▶ [WHAT TO WORK ON]:
Give back the full listing, character for character, with no pictures.

▶ [INFORMATION SUPPLIED]:
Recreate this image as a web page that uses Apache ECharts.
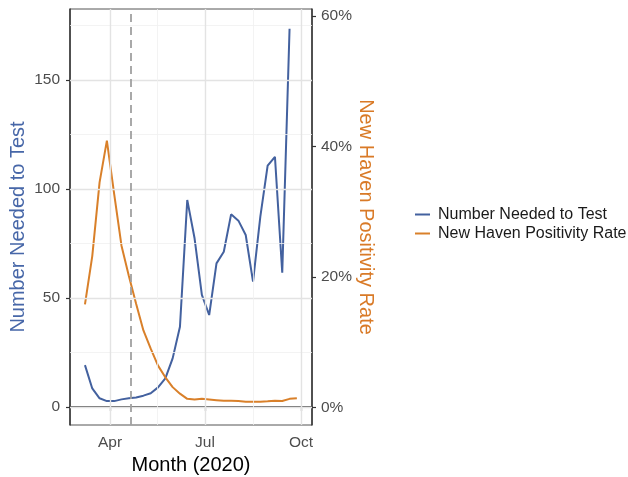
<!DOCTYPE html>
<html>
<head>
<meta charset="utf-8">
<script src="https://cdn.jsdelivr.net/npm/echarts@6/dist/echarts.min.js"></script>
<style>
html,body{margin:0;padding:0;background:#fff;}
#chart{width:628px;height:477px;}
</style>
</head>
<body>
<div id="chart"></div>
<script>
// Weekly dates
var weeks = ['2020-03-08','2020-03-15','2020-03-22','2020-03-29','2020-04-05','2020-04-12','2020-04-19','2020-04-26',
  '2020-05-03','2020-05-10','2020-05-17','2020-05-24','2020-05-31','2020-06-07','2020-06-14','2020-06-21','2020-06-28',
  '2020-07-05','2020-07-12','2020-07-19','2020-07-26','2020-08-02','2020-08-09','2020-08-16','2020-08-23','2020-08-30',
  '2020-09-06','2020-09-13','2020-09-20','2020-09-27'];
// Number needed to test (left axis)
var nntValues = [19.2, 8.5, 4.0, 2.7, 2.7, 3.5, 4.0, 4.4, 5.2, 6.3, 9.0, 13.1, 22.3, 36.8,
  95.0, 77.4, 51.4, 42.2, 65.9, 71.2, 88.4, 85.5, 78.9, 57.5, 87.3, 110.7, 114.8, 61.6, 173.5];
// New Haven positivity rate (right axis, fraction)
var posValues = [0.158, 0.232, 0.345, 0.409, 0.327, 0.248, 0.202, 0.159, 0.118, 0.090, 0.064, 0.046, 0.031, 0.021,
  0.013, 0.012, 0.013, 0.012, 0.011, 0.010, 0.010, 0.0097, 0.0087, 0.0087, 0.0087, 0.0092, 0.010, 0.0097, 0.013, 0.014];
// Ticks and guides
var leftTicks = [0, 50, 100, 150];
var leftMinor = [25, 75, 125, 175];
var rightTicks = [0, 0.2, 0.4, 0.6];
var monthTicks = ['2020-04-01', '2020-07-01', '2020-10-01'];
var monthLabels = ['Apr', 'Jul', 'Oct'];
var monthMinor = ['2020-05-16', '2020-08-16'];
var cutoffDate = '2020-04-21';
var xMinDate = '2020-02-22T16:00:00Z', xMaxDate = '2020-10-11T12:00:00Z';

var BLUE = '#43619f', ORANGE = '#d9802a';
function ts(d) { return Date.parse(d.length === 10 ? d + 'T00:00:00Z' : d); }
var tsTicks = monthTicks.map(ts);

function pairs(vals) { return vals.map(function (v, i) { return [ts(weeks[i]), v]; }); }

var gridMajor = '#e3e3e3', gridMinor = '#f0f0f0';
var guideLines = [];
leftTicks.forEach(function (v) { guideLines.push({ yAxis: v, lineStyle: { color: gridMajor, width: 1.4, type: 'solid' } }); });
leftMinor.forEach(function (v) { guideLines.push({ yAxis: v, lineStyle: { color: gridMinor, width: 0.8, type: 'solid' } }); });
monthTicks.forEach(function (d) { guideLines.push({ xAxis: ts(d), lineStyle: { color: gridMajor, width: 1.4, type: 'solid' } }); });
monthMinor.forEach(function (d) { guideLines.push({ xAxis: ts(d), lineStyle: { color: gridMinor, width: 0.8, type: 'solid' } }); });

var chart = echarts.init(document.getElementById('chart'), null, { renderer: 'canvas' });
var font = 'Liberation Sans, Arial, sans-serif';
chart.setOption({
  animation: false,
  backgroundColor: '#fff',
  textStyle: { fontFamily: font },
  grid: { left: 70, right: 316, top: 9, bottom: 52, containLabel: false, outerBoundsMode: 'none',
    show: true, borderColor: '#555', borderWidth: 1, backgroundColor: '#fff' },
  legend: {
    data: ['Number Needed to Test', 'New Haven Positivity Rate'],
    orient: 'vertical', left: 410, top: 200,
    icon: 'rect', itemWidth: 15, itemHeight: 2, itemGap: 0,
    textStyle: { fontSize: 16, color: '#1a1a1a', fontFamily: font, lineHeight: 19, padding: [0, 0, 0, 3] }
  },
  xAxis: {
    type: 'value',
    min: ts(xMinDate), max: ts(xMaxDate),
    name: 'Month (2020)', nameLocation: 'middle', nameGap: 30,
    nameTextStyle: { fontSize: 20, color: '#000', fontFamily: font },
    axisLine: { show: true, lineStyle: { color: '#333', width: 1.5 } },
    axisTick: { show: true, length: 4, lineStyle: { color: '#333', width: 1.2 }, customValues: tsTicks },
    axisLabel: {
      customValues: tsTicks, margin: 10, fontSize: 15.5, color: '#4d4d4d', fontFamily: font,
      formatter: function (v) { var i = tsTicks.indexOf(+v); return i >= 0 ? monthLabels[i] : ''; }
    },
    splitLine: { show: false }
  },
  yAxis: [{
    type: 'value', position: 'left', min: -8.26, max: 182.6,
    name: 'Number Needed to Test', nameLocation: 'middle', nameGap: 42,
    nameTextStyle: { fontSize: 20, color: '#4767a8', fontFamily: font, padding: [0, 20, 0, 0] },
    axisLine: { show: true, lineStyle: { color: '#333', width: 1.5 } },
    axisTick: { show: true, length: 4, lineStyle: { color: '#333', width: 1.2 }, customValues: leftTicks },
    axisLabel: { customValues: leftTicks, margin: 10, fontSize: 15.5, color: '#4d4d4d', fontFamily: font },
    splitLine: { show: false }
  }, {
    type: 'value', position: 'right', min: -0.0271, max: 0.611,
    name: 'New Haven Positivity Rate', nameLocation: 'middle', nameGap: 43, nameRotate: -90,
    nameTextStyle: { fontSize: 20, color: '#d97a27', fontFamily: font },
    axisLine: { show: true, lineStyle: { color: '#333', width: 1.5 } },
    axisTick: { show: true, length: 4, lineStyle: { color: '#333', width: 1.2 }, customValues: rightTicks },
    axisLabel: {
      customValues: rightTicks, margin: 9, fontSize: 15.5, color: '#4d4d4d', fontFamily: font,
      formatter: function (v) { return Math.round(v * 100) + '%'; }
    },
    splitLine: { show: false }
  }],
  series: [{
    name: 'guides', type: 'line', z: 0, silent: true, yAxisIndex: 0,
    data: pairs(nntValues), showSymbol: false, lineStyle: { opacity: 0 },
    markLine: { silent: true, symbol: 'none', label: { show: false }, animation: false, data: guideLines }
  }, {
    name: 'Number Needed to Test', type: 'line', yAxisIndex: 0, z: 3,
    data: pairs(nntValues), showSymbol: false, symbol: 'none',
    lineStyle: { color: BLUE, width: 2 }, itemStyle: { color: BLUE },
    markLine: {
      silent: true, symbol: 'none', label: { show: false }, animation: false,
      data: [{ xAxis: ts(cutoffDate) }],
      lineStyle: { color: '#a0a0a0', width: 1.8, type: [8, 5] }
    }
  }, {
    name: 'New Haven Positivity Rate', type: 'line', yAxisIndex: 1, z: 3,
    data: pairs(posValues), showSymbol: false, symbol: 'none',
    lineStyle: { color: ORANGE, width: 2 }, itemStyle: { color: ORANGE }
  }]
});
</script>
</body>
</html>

▶ [ANSWER TO THE EXERCISE]:
Recreate this image as a web page that uses Apache ECharts.
<!DOCTYPE html>
<html>
<head>
<meta charset="utf-8">
<script src="https://cdn.jsdelivr.net/npm/echarts@6/dist/echarts.min.js"></script>
<style>
html,body{margin:0;padding:0;background:#fff;}
#chart{width:628px;height:477px;}
</style>
</head>
<body>
<div id="chart"></div>
<script>
// Weekly dates
var weeks = ['2020-03-08','2020-03-15','2020-03-22','2020-03-29','2020-04-05','2020-04-12','2020-04-19','2020-04-26',
  '2020-05-03','2020-05-10','2020-05-17','2020-05-24','2020-05-31','2020-06-07','2020-06-14','2020-06-21','2020-06-28',
  '2020-07-05','2020-07-12','2020-07-19','2020-07-26','2020-08-02','2020-08-09','2020-08-16','2020-08-23','2020-08-30',
  '2020-09-06','2020-09-13','2020-09-20','2020-09-27'];
// Number needed to test (left axis)
var nntValues = [19.2, 8.5, 4.0, 2.7, 2.7, 3.5, 4.0, 4.4, 5.2, 6.3, 9.0, 13.1, 22.3, 36.8,
  95.0, 77.4, 51.4, 42.2, 65.9, 71.2, 88.4, 85.5, 78.9, 57.5, 87.3, 110.7, 114.8, 61.6, 173.5];
// New Haven positivity rate (right axis, fraction)
var posValues = [0.158, 0.232, 0.345, 0.409, 0.327, 0.248, 0.202, 0.159, 0.118, 0.090, 0.064, 0.046, 0.031, 0.021,
  0.013, 0.012, 0.013, 0.012, 0.011, 0.010, 0.010, 0.0097, 0.0087, 0.0087, 0.0087, 0.0092, 0.010, 0.0097, 0.013, 0.014];
// Ticks and guides
var leftTicks = [0, 50, 100, 150];
var leftMinor = [25, 75, 125, 175];
var rightTicks = [0, 0.2, 0.4, 0.6];
var monthTicks = ['2020-04-01', '2020-07-01', '2020-10-01'];
var monthLabels = ['Apr', 'Jul', 'Oct'];
var monthMinor = ['2020-05-16', '2020-08-16'];
var cutoffDate = '2020-04-21';
var xMinDate = '2020-02-22T16:00:00Z', xMaxDate = '2020-10-11T12:00:00Z';

var BLUE = '#43619f', ORANGE = '#d9802a';
function ts(d) { return Date.parse(d.length === 10 ? d + 'T00:00:00Z' : d); }
var tsTicks = monthTicks.map(ts);

function pairs(vals) { return vals.map(function (v, i) { return [ts(weeks[i]), v]; }); }

var gridMajor = '#e3e3e3', gridMinor = '#f0f0f0';
var guideLines = [];
leftTicks.forEach(function (v) { guideLines.push({ yAxis: v, lineStyle: { color: gridMajor, width: 1.4, type: 'solid' } }); });
leftMinor.forEach(function (v) { guideLines.push({ yAxis: v, lineStyle: { color: gridMinor, width: 0.8, type: 'solid' } }); });
monthTicks.forEach(function (d) { guideLines.push({ xAxis: ts(d), lineStyle: { color: gridMajor, width: 1.4, type: 'solid' } }); });
monthMinor.forEach(function (d) { guideLines.push({ xAxis: ts(d), lineStyle: { color: gridMinor, width: 0.8, type: 'solid' } }); });

var chart = echarts.init(document.getElementById('chart'), null, { renderer: 'canvas' });
var font = 'Liberation Sans, Arial, sans-serif';
chart.setOption({
  animation: false,
  backgroundColor: '#fff',
  textStyle: { fontFamily: font },
  grid: { left: 70, right: 316, top: 9, bottom: 52, containLabel: false, outerBoundsMode: 'none',
    show: true, borderColor: '#555', borderWidth: 1, backgroundColor: '#fff' },
  legend: {
    data: ['Number Needed to Test', 'New Haven Positivity Rate'],
    orient: 'vertical', left: 410, top: 200,
    icon: 'rect', itemWidth: 15, itemHeight: 2, itemGap: 0,
    textStyle: { fontSize: 16, color: '#1a1a1a', fontFamily: font, lineHeight: 19, padding: [0, 0, 0, 3] }
  },
  xAxis: {
    type: 'value',
    min: ts(xMinDate), max: ts(xMaxDate),
    name: 'Month (2020)', nameLocation: 'middle', nameGap: 30,
    nameTextStyle: { fontSize: 20, color: '#000', fontFamily: font },
    axisLine: { show: true, lineStyle: { color: '#333', width: 1.5 } },
    axisTick: { show: true, length: 4, lineStyle: { color: '#333', width: 1.2 }, customValues: tsTicks },
    axisLabel: {
      customValues: tsTicks, margin: 10, fontSize: 15.5, color: '#4d4d4d', fontFamily: font,
      formatter: function (v) { var i = tsTicks.indexOf(+v); return i >= 0 ? monthLabels[i] : ''; }
    },
    splitLine: { show: false }
  },
  yAxis: [{
    type: 'value', position: 'left', min: -8.26, max: 182.6,
    name: 'Number Needed to Test', nameLocation: 'middle', nameGap: 42,
    nameTextStyle: { fontSize: 20, color: '#4767a8', fontFamily: font, padding: [0, 20, 0, 0] },
    axisLine: { show: true, lineStyle: { color: '#333', width: 1.5 } },
    axisTick: { show: true, length: 4, lineStyle: { color: '#333', width: 1.2 }, customValues: leftTicks },
    axisLabel: { customValues: leftTicks, margin: 10, fontSize: 15.5, color: '#4d4d4d', fontFamily: font },
    splitLine: { show: false }
  }, {
    type: 'value', position: 'right', min: -0.0271, max: 0.611,
    name: 'New Haven Positivity Rate', nameLocation: 'middle', nameGap: 43, nameRotate: -90,
    nameTextStyle: { fontSize: 20, color: '#d97a27', fontFamily: font },
    axisLine: { show: true, lineStyle: { color: '#333', width: 1.5 } },
    axisTick: { show: true, length: 4, lineStyle: { color: '#333', width: 1.2 }, customValues: rightTicks },
    axisLabel: {
      customValues: rightTicks, margin: 9, fontSize: 15.5, color: '#4d4d4d', fontFamily: font,
      formatter: function (v) { return Math.round(v * 100) + '%'; }
    },
    splitLine: { show: false }
  }],
  series: [{
    name: 'guides', type: 'line', z: 0, silent: true, yAxisIndex: 0,
    data: pairs(nntValues), showSymbol: false, lineStyle: { opacity: 0 },
    markLine: { silent: true, symbol: 'none', label: { show: false }, animation: false, data: guideLines }
  }, {
    name: 'Number Needed to Test', type: 'line', yAxisIndex: 0, z: 3,
    data: pairs(nntValues), showSymbol: false, symbol: 'none',
    lineStyle: { color: BLUE, width: 2 }, itemStyle: { color: BLUE },
    markLine: {
      silent: true, symbol: 'none', label: { show: false }, animation: false,
      data: [{ xAxis: ts(cutoffDate) }],
      lineStyle: { color: '#a0a0a0', width: 1.8, type: [8, 5] }
    }
  }, {
    name: 'New Haven Positivity Rate', type: 'line', yAxisIndex: 1, z: 3,
    data: pairs(posValues), showSymbol: false, symbol: 'none',
    lineStyle: { color: ORANGE, width: 2 }, itemStyle: { color: ORANGE }
  }]
});
</script>
</body>
</html>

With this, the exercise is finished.